**RECORDS SHOWN**:
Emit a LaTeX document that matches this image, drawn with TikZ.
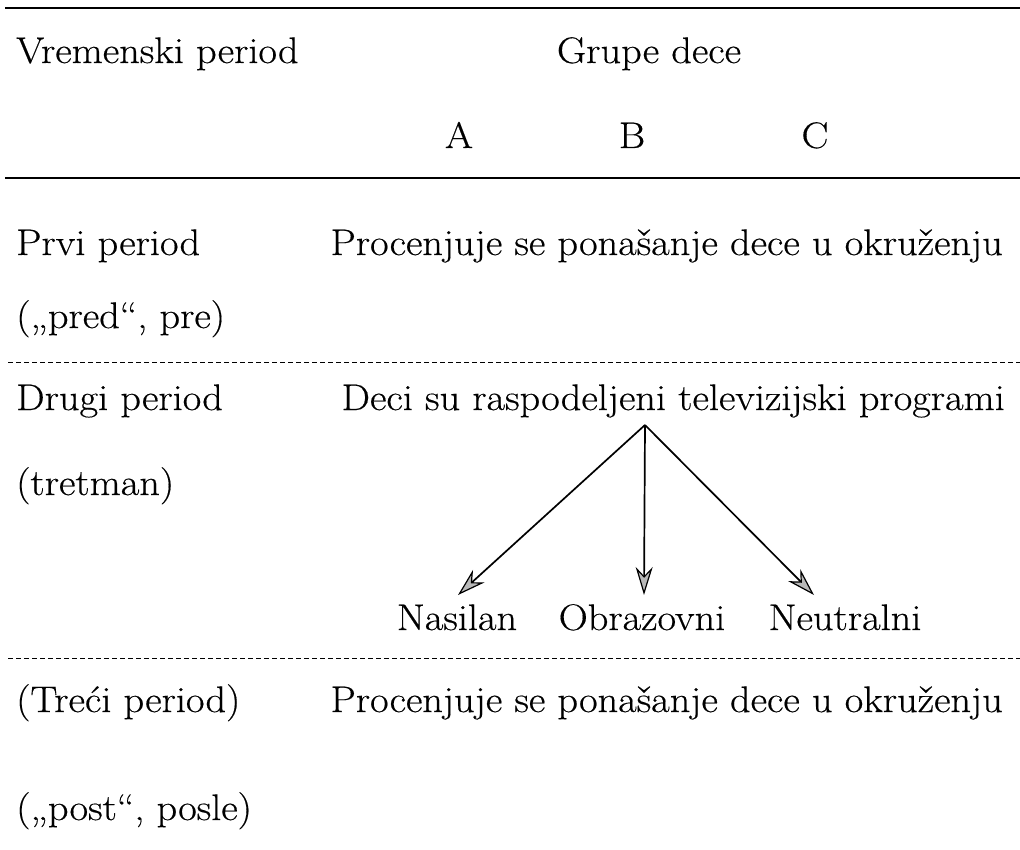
==
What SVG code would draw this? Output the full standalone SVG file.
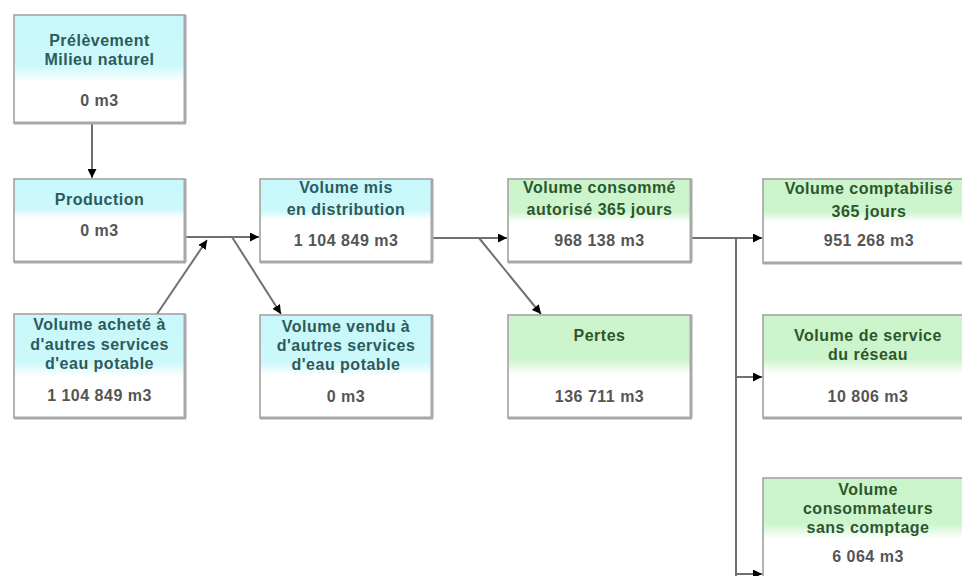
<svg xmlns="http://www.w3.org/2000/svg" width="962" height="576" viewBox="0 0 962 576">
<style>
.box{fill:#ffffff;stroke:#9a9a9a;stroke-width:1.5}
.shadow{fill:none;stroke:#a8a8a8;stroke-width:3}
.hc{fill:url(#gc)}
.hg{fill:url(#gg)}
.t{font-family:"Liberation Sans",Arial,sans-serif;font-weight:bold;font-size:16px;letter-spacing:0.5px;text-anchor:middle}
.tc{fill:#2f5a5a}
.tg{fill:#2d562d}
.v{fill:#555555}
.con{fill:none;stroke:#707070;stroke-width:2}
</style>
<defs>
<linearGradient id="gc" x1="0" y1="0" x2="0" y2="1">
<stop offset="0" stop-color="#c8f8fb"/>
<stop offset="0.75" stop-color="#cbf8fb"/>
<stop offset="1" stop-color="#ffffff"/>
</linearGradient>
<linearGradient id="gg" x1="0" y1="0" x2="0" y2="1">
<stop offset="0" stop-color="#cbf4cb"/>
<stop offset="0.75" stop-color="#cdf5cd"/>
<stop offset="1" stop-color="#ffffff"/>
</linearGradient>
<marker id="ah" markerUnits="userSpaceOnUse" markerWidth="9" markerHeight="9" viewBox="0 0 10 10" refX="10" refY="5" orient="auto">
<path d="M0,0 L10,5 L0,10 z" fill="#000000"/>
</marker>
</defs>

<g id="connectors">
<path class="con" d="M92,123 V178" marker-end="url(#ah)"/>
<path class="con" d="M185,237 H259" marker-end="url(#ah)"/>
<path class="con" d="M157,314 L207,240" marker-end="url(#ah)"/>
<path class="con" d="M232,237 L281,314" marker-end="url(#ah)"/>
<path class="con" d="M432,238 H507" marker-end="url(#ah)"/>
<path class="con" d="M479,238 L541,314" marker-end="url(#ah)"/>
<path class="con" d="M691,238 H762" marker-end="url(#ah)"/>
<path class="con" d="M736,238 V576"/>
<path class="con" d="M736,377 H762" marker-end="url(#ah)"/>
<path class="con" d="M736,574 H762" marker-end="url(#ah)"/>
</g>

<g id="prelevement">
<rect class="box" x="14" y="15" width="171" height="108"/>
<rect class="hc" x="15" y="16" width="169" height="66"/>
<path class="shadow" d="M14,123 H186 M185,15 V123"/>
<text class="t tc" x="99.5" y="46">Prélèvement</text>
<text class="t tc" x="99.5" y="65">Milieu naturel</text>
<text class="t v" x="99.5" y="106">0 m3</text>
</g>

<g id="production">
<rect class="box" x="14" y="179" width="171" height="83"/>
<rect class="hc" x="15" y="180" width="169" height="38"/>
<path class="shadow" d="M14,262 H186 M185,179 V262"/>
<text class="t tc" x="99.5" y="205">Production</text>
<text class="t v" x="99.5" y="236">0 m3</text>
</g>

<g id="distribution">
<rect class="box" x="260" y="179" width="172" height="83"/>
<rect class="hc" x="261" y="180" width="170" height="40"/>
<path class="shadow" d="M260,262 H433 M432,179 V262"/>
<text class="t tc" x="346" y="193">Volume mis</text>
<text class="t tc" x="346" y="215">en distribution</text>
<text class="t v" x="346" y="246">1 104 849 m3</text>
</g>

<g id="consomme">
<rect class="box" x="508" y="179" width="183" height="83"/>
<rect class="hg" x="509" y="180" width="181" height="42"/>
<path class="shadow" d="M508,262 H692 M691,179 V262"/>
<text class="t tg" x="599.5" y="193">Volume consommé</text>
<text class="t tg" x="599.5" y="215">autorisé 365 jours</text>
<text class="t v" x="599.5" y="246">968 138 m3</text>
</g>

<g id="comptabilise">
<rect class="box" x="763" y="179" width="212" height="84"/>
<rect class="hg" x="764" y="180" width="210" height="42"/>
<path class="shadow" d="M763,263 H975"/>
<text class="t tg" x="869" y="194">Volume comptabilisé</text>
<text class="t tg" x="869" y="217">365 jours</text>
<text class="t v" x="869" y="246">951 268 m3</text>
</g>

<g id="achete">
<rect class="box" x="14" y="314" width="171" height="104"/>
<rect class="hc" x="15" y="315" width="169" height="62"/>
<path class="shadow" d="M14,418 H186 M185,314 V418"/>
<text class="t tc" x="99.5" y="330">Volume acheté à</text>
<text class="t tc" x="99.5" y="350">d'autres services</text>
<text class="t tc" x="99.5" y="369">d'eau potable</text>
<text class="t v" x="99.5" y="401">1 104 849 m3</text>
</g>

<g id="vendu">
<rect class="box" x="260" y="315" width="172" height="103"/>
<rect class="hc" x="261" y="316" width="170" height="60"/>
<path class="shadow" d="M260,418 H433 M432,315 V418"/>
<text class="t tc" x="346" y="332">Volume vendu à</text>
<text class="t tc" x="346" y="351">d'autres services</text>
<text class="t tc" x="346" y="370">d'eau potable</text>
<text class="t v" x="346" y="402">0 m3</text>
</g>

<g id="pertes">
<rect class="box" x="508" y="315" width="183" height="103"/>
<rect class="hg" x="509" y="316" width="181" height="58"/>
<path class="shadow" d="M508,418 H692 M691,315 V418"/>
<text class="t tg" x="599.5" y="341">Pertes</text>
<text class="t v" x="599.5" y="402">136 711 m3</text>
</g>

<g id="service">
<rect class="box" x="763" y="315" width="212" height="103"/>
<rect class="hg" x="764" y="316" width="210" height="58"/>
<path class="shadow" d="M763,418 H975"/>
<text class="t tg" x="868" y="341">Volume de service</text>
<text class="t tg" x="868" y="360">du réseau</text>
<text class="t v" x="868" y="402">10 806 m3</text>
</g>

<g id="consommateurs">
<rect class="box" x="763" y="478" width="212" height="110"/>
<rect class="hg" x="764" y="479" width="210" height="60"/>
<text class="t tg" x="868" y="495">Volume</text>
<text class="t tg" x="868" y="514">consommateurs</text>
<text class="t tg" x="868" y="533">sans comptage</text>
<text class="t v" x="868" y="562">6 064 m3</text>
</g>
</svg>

**EXERCISE OBJECTIVE**: Find each line in the records holding the string "this" and show it.

**TASK SOLUTION**:
Emit a LaTeX document that matches this image, drawn with TikZ.
What SVG code would draw this? Output the full standalone SVG file.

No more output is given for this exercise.